THE WHITE HOUSE
Office of the Press Secretary
REMARKS BY THE PRESIDENT ON CYBERTERRORISM UPON DEPARTURE The South Lawn
9:28 A.M. EST
THE PRESIDENT: Good morning. I want to thank Secretary Daley and President Rose, of James Madison University, who has worked with eight other institutions of higher education to do information technology security training; and Dick Clarke from the NSC, and all the others who worked on this project.
I want to talk just a moment about steps we are taking today to defend our citizens from those who would use cyberspace to do us harm. There has never been a time like this in which we have the power to create knowledge and the power to create havoc, and both those powers rest in the same hands.
We live in an age when one person sitting at one computer, can come up with an idea, travel through cyberspace and take humanity to new heights. Yet, someone can sit at the same computer, hack into a computer system and potentially paralyze a company, a city or a government.
Thanks to the hard work of many people, our computer systems were ready for Y2K. But that experience did underscore how really interconnected we all are. Today, our critical systems -- from power structures to air traffic control -- are connected and run by computers. We must make those systems more secure so that America can be more secure.
Today, we are releasing a national plan to defend America's cyberspace, the produce of a three-year effort. This plan is not the end of the discussion, but the beginning of a dialogue with Congress, with the American people and especially with the private sector. We need to do more to bring people into the field of computer security. That's why I am proposing a new program that will offer college scholarships to students in the field of computer security in exchange for their public service afterward. This program will create a new generation of computer security specialists who will work to defend our nation's computers.
We also need to accelerate and broaden our research into computer security. Today, I am proposing to create a new institute that will fill research gaps that neither public nor private sectors are filling today. The Institute for Information Infrastructure Protection will bring to bear the finest computer scientists and engineers from the private sector, from universities and from other research facilities to find ways to close these gaps.
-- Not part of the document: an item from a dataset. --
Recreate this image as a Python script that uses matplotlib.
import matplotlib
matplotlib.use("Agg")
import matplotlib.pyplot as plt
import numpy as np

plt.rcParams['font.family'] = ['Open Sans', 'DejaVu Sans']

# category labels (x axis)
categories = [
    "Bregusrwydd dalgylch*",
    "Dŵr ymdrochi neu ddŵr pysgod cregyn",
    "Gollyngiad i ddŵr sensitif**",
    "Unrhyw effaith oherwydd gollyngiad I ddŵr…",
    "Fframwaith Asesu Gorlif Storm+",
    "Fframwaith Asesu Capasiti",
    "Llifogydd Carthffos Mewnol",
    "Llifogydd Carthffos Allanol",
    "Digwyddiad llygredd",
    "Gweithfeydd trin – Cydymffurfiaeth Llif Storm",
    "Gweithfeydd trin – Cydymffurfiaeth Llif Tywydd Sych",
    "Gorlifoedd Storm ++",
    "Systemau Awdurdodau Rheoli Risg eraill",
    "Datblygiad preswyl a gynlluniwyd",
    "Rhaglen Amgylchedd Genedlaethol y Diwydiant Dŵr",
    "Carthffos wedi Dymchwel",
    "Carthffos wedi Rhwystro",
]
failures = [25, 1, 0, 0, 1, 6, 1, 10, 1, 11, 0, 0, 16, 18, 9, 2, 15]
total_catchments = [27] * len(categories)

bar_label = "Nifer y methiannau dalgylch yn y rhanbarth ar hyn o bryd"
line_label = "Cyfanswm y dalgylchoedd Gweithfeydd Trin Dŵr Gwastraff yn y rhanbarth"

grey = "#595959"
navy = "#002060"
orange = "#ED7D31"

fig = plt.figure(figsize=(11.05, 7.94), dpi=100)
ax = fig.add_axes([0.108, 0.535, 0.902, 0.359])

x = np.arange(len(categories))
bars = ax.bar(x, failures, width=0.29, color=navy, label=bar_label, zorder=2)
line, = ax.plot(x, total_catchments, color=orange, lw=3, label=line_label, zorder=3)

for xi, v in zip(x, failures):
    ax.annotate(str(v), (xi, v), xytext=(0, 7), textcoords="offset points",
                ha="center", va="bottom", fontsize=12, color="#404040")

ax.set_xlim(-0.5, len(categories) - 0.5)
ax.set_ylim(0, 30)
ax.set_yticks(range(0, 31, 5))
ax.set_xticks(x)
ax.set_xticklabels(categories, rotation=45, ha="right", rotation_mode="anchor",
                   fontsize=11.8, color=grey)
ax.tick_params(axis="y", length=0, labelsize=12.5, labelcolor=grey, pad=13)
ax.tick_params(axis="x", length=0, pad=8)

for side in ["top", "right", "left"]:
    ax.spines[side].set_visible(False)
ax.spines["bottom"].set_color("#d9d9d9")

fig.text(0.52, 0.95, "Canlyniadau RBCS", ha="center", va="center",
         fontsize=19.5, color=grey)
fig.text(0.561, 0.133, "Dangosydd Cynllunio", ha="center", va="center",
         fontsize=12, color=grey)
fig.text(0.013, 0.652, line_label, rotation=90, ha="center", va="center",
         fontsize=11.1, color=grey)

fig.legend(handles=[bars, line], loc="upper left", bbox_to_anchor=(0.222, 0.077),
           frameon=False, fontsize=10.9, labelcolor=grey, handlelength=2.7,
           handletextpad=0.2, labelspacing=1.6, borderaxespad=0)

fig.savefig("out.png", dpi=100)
As part of the 2001 budget, I am requesting $91 million for these and other reforms as part of an overall $2 billion budget to help meet our security challenges. I will work hard to get these measures passed. I will continue to work equally hard to uphold the privacy rights of the American people, as well as the proprietary rights of American businesses. As I said before, it is essential that we do not undermine liberty in the name of liberty.
Information technology has helped to create the unprecedented prosperity we enjoy at the end of the 20th century. This morning, we will announce that the unemployment rate for all of this past year was 4.2 percent -- that's the lowest in 30 years, the lowest annual unemployment rate since 1969; the lowest annual minority unemployment rates for African Americans and Hispanics ever recorded. It is important to recognize the role technology has played in this remarkable economic prosperity. But it is also important to recognize the challenges that we face out there in the security area.
I hope that this will be a completely nonpartisan issue and that we will work together to ensure that information technology will create unprecedented prosperity in the 21st century, in an atmosphere and environment that makes all Americans more secure.
Thank you very much.
Q Sir, Governor Bush of Florida is appealing to you to rescind the INS order regarding Elian Gonzalez. Is that something you would even consider?
THE PRESIDENT: I believe that they followed the law and the procedures. This is a volatile and difficult case. And those who want to challenge it will have to follow the law and the procedures. I think that's the only way to do this. We need to keep this out of the political process as much as possible, within the established legal channels.
Q Are you satisfied with the cooperation that you've been getting from the Israeli and Syrian negotiators in Shepherdstown?
THE PRESIDENT: Yes. This is difficult stuff. This is very hard. But let me say, they're working hard and they're trying to find ways to resolve their differences. And they're trying to imagine the end of the road here. It's a difficult, difficult set of negotiations, but we're working in a steady way and I'm satisfied that everybody is working in good faith.
Q How long do you expect this to take?
THE PRESIDENT: I don't know -- until we finish.
Q Mr. President, how do you see your role in Shepherdstown to get these talks moving?
THE PRESIDENT: Oh, I don't want to characterize that. I just try to get people together and identify what they have in common and identify what their differences are, try to get people to keep in mind the big picture at the end, what we want the -- in this case, what we hope and pray the Middle East will look like in five years or 10 years from now. And then try to work these things through to the end. But we're just trying to be helpful and I hope we are and we're working at it.
I hope you'll wish us well, and I've got to get up there. Thank you very much.